L’altro protagonista dell’inchiesta, il Barone Nero Roberto Jonghi Lavarini, si riferisce alla candidata in consiglio comunale, poi eletta con 903 preferenze, Chiara Valcepina come a una “patriota tra i patrioti”. Subito dopo quest’epiteto il Barone Nero, evidentemente scontento del termine riduttivo, specifica: “potremmo usare un altro termine al di là di patriota, però va bene per adesso patriota.” Si potrebbe continuare così ancora con diversi esempi, tutti ricavati dall’inchiesta di Fanpage. Non solo Fratelli d’Italia, però. Anche nella Lega di Salvini ci sono uomini legati e in contatto con questa Lobby Nera, come l’eurodeputato Angelo Ciocca, che non pare nemmeno lontanamente imbarazzato ad avere un “patriota” con la croce celtica come collana tra i suoi uomini di fiducia.
Verso l’eversione
È così che il termine patriota ha cambiato radicalmente il proprio significato. Che stesse ad indicare le frange più estreme della galassia di destra prima era solo un sospetto, ma ora appare chiaro che anche e soprattutto i neofascisti lo usino come termine non connotato per autodefinirsi durante eventi aperti al pubblico e alla stampa. Ci si trova di fronte a una parola un tempo bellissima e unificante, che ha profondamente mutato senso. È bello citare Catone Uticense, così fatto parlare dallo storico Sallustio ne “La congiura di Catilina”: “ormai da tempo abbiamo perso il vero significato delle parole”. Catone criticava i costumi dissoluti della società romana di I secolo a.C., mostrando come dietro a termini all’apparenza di lode, si celassero verità ben più scomode.

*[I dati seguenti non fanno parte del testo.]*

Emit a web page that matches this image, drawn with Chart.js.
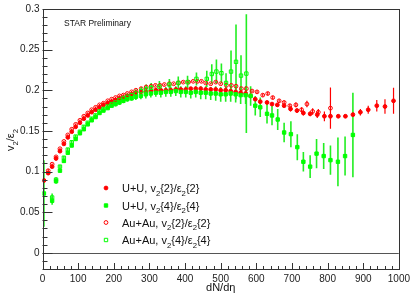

La correlazione è lampante e il cambiamento è stato messo sotto gli occhi di tutti. Il termine patriota da “persona che ama la patria e mostra il suo amore lottando o combattendo per essa” è divenuto, troppo spesso, sinonimo di quanto più distante oramai c’è dagli ideali su cui si fonda la Repubblica: fascista. Alba e tramonto di una splendida parola: termine unificante, poi divisivo ed infine eversivo.